◆ Exercise brief: Reproduce only this span: the line containing "Give me the matplotlib source for this chart.", the line containing "plt.close()", and every line between them, all exactly as given.

◆ Information shown:
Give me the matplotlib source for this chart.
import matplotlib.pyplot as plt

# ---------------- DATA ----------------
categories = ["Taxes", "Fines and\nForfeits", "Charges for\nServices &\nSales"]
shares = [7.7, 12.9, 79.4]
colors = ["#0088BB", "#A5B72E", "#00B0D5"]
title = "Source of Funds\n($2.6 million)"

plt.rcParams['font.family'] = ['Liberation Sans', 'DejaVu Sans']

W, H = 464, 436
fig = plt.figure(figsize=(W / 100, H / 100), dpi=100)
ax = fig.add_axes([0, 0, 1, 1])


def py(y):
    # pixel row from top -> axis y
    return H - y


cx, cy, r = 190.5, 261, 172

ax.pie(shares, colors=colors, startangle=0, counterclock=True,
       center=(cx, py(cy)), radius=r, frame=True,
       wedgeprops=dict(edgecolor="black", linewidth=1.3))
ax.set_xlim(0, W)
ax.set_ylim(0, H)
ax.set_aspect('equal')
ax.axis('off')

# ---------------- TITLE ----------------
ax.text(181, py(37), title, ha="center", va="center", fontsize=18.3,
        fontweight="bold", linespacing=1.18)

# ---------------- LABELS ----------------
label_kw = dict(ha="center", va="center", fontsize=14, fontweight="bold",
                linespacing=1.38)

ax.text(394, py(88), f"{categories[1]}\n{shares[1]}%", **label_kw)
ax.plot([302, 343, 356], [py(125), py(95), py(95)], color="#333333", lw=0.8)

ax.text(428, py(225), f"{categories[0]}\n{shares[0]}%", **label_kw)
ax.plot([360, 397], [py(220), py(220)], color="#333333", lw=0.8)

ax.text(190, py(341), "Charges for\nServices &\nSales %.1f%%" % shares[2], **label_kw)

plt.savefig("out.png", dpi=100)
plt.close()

---

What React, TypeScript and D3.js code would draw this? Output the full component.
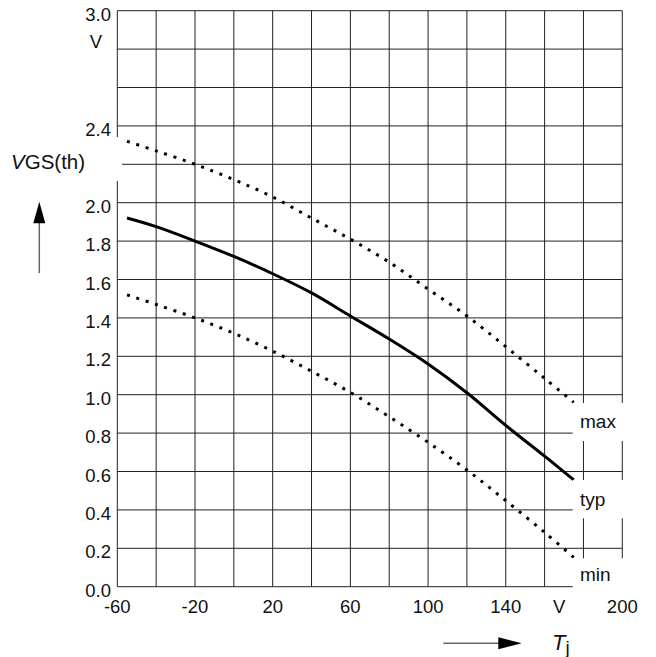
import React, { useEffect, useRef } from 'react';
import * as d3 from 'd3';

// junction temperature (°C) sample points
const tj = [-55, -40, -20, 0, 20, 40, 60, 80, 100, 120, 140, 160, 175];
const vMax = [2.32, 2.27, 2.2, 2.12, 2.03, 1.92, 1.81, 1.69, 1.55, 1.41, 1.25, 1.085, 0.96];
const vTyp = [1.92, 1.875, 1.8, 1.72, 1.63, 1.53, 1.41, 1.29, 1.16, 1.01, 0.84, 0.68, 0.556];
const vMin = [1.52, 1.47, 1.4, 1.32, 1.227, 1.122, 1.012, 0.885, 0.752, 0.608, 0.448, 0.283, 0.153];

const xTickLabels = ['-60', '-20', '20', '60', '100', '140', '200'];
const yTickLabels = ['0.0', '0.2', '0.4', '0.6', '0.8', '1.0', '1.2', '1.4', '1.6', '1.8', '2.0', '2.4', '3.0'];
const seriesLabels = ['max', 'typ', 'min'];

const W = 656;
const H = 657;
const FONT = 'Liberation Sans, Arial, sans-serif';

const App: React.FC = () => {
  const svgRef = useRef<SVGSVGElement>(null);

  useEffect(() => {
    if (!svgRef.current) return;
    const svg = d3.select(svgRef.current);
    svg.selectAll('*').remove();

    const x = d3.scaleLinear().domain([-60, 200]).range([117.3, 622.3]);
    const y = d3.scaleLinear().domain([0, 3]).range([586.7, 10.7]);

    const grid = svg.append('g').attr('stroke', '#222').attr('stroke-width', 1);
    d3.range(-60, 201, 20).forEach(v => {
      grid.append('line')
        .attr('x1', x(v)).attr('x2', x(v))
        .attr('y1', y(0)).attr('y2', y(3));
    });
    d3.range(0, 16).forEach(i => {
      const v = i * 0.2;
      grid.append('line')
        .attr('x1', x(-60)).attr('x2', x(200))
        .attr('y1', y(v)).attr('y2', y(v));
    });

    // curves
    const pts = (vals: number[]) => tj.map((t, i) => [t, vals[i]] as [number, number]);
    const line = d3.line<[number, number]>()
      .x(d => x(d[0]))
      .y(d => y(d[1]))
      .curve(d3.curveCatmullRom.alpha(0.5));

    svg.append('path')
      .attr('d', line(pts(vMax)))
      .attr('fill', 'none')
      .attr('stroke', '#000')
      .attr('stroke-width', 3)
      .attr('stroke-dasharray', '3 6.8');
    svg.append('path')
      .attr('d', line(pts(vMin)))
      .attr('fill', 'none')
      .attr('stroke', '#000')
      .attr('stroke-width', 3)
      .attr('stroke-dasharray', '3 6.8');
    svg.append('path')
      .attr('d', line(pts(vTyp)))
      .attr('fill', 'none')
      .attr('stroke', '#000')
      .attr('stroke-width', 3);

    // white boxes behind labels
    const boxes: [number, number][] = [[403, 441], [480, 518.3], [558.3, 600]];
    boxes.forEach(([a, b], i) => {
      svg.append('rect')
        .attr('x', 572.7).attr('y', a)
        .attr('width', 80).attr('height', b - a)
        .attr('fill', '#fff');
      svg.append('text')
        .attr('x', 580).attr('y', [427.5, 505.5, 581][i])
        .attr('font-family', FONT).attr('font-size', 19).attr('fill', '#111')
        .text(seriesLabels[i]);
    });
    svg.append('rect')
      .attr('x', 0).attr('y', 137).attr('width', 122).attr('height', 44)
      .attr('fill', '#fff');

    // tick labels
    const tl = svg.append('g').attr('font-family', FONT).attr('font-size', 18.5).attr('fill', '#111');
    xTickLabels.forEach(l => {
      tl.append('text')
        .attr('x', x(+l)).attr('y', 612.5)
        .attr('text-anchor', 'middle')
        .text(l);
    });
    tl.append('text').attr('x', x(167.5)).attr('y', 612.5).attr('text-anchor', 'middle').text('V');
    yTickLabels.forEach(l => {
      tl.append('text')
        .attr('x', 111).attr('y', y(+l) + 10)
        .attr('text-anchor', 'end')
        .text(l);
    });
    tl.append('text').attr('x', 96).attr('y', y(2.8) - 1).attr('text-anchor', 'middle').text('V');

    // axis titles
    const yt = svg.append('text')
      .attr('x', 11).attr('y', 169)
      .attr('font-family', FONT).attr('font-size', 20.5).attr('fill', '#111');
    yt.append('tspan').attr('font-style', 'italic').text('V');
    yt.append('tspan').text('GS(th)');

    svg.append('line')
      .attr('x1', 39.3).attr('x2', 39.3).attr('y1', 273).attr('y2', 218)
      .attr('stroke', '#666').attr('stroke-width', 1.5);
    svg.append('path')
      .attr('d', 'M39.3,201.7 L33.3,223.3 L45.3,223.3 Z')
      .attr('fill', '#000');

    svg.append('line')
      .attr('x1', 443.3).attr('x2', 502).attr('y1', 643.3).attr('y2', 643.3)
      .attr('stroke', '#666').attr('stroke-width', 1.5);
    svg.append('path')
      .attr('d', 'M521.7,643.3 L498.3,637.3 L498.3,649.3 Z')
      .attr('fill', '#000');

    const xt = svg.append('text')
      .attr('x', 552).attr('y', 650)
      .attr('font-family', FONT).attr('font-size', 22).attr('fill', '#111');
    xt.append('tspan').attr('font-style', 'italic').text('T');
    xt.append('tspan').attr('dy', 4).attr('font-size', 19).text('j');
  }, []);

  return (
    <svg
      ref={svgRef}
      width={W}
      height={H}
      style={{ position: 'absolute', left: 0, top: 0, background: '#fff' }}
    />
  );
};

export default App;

--

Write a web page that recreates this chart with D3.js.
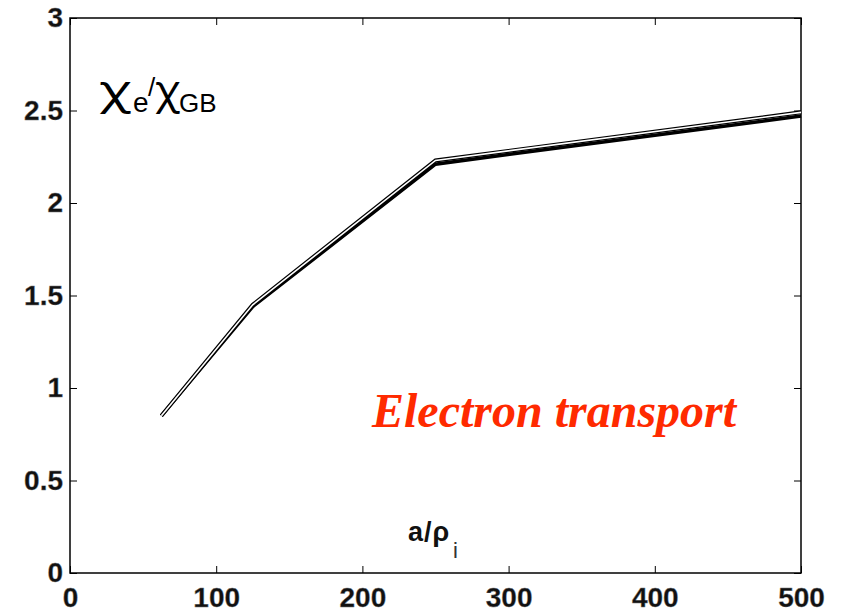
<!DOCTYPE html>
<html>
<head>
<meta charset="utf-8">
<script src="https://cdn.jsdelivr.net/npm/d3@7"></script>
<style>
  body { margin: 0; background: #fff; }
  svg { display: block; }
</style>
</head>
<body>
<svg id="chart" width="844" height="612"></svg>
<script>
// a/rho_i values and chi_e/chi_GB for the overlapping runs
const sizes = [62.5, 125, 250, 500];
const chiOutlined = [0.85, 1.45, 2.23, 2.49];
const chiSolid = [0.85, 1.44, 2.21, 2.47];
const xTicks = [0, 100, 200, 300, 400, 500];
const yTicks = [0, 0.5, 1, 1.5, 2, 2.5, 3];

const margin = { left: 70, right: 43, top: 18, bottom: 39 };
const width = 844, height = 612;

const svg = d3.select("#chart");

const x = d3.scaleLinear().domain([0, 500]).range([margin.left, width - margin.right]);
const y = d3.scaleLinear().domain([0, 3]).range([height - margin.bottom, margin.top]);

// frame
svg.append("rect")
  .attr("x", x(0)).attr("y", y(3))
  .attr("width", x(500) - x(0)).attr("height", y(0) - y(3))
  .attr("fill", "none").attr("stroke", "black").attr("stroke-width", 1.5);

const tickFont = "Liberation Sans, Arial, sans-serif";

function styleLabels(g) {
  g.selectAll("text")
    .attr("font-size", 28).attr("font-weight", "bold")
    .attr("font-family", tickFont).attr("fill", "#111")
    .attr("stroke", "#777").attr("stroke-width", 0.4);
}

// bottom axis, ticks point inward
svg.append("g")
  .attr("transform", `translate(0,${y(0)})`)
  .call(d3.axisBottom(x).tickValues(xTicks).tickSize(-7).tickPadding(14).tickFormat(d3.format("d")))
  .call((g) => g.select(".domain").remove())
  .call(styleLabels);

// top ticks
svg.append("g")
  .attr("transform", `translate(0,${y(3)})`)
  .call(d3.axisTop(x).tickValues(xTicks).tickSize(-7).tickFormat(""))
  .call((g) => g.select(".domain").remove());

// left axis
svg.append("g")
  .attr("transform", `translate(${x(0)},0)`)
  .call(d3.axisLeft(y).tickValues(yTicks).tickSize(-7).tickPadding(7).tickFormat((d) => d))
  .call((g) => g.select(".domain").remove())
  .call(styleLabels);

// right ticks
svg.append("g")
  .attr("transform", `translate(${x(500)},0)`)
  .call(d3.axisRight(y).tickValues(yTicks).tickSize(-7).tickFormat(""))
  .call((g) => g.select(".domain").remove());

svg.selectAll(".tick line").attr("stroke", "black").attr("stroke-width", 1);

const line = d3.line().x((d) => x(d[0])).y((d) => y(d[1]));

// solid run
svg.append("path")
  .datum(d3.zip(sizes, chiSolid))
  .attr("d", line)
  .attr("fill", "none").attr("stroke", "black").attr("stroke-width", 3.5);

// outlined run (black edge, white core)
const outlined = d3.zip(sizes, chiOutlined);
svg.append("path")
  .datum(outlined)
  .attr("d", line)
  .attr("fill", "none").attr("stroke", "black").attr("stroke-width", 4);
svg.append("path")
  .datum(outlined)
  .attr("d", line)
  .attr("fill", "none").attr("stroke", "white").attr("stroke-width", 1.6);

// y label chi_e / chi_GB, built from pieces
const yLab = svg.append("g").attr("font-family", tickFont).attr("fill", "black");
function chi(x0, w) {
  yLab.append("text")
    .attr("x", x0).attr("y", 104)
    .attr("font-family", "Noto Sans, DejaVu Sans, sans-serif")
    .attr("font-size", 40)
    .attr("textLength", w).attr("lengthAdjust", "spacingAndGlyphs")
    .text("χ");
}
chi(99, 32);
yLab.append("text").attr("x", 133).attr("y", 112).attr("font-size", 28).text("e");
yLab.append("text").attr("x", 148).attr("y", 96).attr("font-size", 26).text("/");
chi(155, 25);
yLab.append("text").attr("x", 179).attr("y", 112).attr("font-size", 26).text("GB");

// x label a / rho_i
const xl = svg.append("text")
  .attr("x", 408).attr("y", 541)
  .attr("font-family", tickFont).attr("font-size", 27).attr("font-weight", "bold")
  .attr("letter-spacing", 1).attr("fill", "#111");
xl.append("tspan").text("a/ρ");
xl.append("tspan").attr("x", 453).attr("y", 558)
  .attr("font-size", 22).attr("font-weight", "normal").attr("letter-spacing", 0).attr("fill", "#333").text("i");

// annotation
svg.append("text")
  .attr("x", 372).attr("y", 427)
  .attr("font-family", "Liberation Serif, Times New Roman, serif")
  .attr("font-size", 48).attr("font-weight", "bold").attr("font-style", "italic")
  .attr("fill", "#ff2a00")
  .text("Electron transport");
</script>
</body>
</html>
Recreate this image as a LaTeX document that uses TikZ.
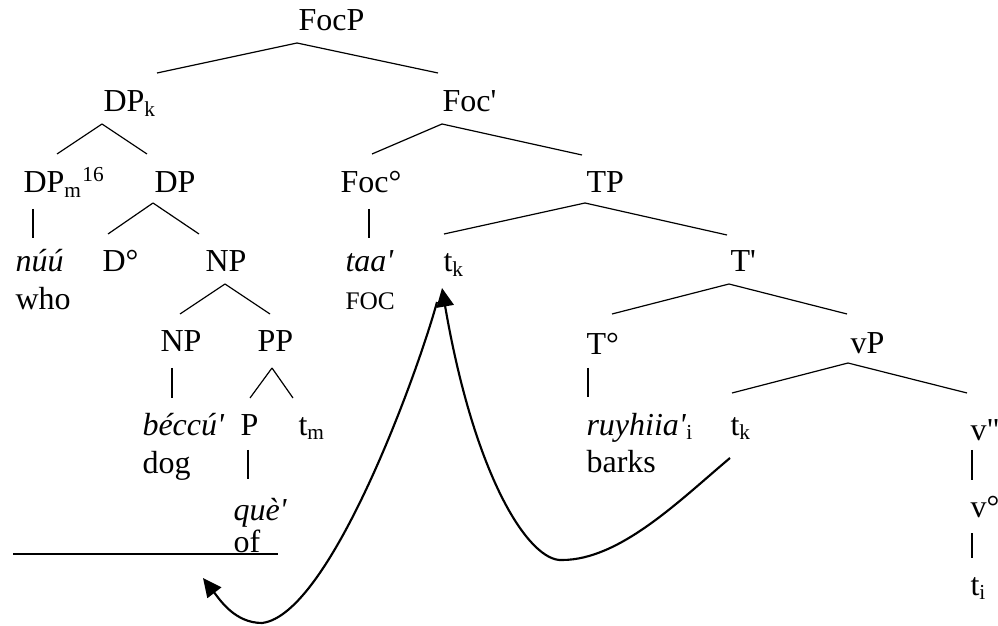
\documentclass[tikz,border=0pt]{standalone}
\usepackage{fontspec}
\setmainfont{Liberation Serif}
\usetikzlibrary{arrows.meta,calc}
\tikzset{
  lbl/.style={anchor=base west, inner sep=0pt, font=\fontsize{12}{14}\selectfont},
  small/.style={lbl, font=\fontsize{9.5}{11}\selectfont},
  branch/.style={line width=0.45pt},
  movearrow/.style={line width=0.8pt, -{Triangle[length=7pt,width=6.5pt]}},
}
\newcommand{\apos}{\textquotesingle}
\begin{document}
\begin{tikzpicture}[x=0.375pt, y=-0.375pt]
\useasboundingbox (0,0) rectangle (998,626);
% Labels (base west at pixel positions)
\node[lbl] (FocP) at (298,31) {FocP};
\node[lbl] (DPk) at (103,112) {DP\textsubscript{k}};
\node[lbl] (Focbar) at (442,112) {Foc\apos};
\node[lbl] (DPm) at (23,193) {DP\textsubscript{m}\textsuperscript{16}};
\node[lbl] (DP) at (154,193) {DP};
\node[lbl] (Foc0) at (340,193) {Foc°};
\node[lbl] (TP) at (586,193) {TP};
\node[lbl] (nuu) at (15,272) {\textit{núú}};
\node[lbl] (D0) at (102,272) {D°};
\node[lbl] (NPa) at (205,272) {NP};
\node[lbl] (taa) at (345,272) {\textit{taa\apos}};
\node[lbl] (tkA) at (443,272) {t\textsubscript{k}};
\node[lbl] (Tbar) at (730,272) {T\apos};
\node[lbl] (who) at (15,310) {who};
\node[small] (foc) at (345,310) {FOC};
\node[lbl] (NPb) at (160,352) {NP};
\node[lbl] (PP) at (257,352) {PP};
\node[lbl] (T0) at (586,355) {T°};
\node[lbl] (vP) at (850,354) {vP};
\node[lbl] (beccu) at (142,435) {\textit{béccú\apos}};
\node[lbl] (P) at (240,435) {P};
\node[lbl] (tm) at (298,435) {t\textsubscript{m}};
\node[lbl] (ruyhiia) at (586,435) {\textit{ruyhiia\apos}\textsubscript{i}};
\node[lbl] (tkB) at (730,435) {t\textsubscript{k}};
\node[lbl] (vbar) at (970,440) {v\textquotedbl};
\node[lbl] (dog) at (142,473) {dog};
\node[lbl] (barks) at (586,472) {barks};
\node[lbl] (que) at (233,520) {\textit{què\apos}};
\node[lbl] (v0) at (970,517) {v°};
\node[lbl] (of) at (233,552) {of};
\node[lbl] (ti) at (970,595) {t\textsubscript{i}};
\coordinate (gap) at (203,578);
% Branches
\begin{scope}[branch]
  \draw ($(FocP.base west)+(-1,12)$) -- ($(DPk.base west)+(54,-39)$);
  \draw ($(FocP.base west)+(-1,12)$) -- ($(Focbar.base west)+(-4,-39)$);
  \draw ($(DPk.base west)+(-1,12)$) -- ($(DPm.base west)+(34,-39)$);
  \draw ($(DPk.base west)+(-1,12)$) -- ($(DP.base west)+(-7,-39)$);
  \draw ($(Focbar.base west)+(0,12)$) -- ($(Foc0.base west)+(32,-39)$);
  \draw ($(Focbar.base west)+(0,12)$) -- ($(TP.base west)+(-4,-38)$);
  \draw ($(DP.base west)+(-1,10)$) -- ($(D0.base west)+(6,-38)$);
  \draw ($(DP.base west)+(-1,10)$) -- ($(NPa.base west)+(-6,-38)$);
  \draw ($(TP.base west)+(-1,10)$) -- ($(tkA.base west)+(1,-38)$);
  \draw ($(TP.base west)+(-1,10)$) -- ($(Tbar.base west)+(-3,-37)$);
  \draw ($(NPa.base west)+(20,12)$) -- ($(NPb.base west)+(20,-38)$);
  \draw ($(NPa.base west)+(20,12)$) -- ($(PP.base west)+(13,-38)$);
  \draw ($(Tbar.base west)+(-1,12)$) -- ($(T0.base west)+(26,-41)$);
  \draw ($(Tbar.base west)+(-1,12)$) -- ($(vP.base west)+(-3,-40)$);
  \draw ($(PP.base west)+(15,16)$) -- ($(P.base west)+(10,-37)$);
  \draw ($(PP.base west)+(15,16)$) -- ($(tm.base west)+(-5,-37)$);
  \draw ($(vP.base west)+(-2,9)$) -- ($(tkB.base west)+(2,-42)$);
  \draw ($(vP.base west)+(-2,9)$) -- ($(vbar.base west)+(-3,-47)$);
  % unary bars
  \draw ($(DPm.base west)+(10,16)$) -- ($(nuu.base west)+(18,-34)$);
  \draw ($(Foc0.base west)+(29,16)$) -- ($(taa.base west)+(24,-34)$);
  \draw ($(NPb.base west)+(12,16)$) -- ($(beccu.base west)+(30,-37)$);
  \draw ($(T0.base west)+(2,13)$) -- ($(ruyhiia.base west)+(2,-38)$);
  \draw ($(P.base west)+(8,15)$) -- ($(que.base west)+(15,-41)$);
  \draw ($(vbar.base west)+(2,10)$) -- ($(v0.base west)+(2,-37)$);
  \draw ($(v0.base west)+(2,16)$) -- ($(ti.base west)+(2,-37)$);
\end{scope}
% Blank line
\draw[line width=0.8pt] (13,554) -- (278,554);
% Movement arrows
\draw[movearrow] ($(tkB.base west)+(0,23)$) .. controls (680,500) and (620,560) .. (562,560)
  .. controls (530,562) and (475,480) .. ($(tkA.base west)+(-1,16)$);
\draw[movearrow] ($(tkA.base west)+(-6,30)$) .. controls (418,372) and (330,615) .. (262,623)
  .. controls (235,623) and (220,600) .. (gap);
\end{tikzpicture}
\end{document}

◆ Result for this exercise:
Give me the matplotlib source for this chart.
import matplotlib.pyplot as plt

# ---------------- DATA ----------------
categories = ["Taxes", "Fines and\nForfeits", "Charges for\nServices &\nSales"]
shares = [7.7, 12.9, 79.4]
colors = ["#0088BB", "#A5B72E", "#00B0D5"]
title = "Source of Funds\n($2.6 million)"

plt.rcParams['font.family'] = ['Liberation Sans', 'DejaVu Sans']

W, H = 464, 436
fig = plt.figure(figsize=(W / 100, H / 100), dpi=100)
ax = fig.add_axes([0, 0, 1, 1])


def py(y):
    # pixel row from top -> axis y
    return H - y


cx, cy, r = 190.5, 261, 172

ax.pie(shares, colors=colors, startangle=0, counterclock=True,
       center=(cx, py(cy)), radius=r, frame=True,
       wedgeprops=dict(edgecolor="black", linewidth=1.3))
ax.set_xlim(0, W)
ax.set_ylim(0, H)
ax.set_aspect('equal')
ax.axis('off')

# ---------------- TITLE ----------------
ax.text(181, py(37), title, ha="center", va="center", fontsize=18.3,
        fontweight="bold", linespacing=1.18)

# ---------------- LABELS ----------------
label_kw = dict(ha="center", va="center", fontsize=14, fontweight="bold",
                linespacing=1.38)

ax.text(394, py(88), f"{categories[1]}\n{shares[1]}%", **label_kw)
ax.plot([302, 343, 356], [py(125), py(95), py(95)], color="#333333", lw=0.8)

ax.text(428, py(225), f"{categories[0]}\n{shares[0]}%", **label_kw)
ax.plot([360, 397], [py(220), py(220)], color="#333333", lw=0.8)

ax.text(190, py(341), "Charges for\nServices &\nSales %.1f%%" % shares[2], **label_kw)

plt.savefig("out.png", dpi=100)
plt.close()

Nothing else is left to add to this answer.